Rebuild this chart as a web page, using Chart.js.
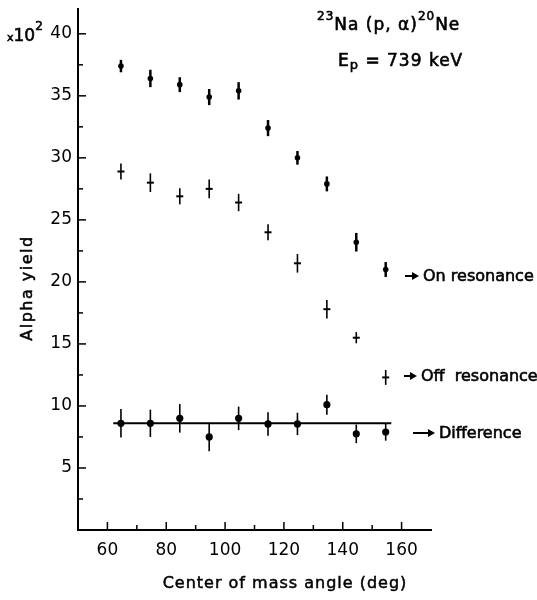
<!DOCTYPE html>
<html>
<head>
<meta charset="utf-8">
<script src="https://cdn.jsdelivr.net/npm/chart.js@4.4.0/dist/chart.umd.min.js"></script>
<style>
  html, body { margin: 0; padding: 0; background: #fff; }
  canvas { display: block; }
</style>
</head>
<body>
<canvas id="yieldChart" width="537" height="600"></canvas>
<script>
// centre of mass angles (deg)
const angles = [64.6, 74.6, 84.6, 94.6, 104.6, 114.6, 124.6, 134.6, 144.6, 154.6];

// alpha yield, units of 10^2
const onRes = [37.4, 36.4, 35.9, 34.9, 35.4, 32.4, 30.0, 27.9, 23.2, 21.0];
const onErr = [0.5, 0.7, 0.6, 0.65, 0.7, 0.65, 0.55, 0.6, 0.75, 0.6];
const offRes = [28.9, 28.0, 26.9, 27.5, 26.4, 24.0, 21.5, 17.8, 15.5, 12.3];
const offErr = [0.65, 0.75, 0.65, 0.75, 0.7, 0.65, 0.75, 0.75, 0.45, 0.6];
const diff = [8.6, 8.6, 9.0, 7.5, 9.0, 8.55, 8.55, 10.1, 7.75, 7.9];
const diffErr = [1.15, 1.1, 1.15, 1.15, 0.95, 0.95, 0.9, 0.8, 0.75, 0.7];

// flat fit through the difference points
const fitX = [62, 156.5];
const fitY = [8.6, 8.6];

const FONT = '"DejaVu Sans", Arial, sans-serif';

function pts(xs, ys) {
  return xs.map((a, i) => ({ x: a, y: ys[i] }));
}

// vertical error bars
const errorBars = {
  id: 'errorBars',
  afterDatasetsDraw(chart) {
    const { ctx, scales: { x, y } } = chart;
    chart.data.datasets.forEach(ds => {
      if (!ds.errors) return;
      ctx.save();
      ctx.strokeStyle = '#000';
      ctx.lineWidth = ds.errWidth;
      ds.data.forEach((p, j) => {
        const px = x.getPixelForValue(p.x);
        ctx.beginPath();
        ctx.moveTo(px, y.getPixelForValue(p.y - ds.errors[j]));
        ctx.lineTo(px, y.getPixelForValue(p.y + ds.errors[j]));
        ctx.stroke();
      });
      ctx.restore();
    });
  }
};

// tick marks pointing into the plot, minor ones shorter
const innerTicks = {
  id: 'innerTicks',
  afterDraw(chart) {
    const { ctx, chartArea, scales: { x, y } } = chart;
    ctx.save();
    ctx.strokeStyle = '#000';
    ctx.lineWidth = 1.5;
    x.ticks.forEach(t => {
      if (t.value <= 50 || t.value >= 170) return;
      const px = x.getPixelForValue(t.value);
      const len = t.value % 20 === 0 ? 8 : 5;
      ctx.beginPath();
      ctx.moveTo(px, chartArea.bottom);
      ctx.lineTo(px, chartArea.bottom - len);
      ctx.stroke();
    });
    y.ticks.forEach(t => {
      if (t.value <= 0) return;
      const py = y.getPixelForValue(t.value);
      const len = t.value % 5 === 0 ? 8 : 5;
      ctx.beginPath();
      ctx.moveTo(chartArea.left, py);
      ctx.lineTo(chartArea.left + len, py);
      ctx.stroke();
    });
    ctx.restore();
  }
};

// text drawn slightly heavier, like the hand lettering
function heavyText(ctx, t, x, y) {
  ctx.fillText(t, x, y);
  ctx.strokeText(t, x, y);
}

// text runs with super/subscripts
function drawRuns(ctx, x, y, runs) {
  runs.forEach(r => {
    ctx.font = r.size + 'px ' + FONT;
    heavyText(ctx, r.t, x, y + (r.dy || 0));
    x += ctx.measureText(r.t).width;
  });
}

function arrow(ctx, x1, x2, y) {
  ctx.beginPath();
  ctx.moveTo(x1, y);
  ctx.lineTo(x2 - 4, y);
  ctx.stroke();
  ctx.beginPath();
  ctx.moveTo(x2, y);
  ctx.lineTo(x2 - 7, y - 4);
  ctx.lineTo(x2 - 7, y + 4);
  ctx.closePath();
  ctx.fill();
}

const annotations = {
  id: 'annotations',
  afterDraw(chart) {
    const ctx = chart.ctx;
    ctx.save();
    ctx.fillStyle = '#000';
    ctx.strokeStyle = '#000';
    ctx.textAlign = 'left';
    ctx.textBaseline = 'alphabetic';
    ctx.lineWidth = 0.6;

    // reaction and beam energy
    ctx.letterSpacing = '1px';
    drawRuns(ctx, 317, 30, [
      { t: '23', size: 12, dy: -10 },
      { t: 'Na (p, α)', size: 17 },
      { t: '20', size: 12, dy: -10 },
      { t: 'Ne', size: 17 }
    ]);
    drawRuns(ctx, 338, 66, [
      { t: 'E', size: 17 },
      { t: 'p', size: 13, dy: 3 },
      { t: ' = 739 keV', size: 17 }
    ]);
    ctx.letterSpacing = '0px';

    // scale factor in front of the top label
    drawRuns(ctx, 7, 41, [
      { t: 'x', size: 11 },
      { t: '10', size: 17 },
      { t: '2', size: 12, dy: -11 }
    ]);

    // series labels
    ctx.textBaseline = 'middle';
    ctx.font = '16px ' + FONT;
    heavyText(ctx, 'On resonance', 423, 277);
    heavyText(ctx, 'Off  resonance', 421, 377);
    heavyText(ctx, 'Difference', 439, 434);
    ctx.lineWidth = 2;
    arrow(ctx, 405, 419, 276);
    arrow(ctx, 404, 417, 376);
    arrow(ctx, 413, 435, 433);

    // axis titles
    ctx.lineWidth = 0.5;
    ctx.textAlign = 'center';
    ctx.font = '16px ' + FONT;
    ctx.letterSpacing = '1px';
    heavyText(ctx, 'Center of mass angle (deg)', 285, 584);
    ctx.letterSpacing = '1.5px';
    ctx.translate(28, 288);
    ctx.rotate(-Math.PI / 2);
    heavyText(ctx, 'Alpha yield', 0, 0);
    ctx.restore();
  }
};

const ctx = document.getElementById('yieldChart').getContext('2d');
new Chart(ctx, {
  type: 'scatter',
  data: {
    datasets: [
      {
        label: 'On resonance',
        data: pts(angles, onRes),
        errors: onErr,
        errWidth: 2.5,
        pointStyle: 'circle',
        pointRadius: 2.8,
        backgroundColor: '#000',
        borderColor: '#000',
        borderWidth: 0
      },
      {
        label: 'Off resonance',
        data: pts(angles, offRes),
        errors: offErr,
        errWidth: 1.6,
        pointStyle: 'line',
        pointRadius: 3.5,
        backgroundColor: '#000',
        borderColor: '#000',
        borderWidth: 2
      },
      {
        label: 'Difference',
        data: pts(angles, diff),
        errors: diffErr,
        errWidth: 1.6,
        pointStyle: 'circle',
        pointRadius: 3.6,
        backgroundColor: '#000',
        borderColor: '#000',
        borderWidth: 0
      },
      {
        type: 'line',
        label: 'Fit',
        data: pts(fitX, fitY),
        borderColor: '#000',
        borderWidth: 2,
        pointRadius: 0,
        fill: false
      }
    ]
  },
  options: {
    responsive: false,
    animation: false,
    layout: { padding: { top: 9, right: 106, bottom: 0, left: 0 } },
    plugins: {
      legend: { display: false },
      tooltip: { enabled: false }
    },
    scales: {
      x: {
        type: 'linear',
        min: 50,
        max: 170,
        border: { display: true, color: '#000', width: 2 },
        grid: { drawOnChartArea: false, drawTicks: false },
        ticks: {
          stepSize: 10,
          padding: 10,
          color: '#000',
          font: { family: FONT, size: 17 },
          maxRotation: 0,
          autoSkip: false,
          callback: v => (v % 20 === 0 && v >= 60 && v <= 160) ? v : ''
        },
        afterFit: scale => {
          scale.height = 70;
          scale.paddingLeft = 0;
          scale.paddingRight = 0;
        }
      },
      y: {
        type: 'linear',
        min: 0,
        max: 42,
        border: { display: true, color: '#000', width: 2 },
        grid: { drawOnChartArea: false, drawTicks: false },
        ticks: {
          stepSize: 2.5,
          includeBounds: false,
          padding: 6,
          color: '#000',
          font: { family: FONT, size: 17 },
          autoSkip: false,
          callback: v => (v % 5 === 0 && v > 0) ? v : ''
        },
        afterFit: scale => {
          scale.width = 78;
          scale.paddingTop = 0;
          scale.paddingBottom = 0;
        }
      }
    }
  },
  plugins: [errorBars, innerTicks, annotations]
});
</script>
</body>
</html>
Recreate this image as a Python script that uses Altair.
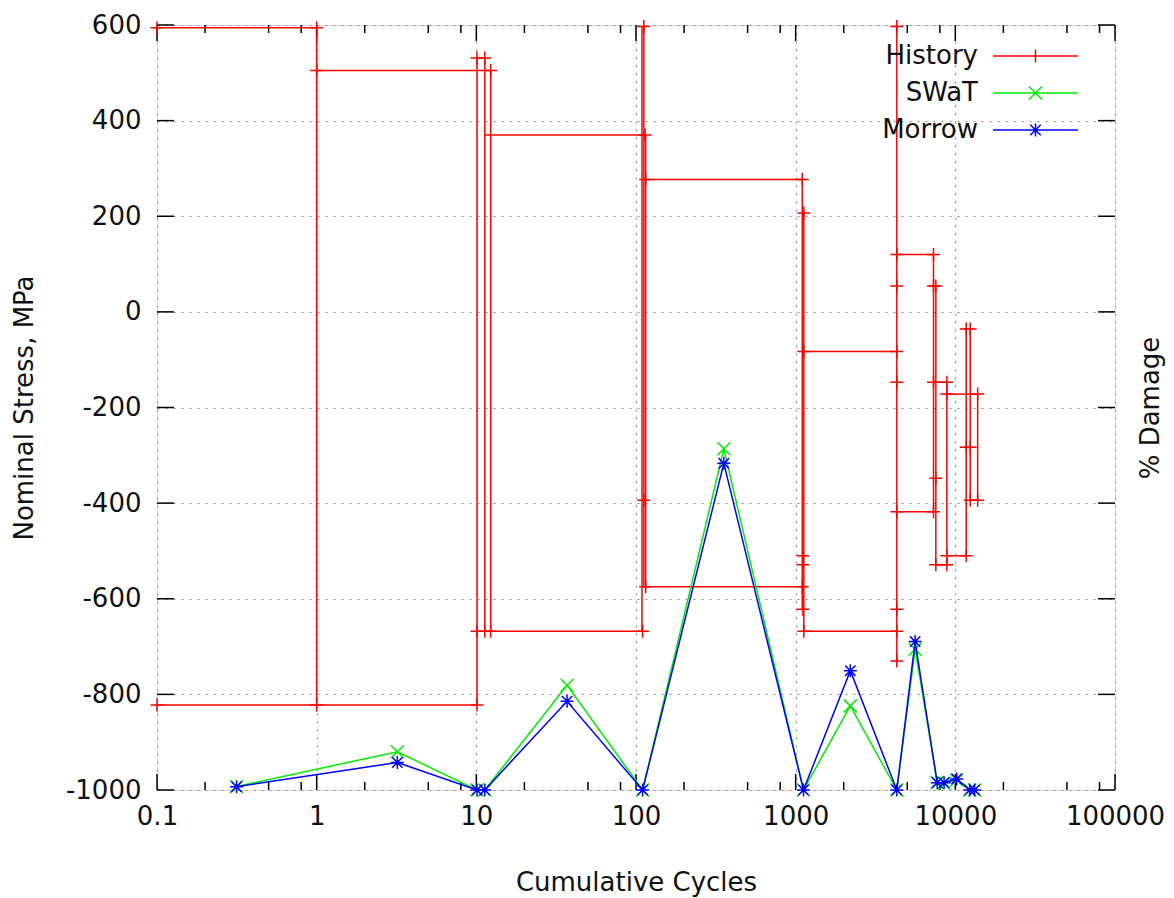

┄┄┄┄┄┄┄┄┄┄┄┄┄┄┄┄┄┄┄┄

**WORK TO COMPLETE**.
Print the data above verbatim from the first line through the line holding "134.6, 144.6, 154.6];", leaving every picture out.

**FINAL ANSWER**.
Rebuild this chart as a web page, using Chart.js.
<!DOCTYPE html>
<html>
<head>
<meta charset="utf-8">
<script src="https://cdn.jsdelivr.net/npm/chart.js@4.4.0/dist/chart.umd.min.js"></script>
<style>
  html, body { margin: 0; padding: 0; background: #fff; }
  canvas { display: block; }
</style>
</head>
<body>
<canvas id="yieldChart" width="537" height="600"></canvas>
<script>
// centre of mass angles (deg)
const angles = [64.6, 74.6, 84.6, 94.6, 104.6, 114.6, 124.6, 134.6, 144.6, 154.6];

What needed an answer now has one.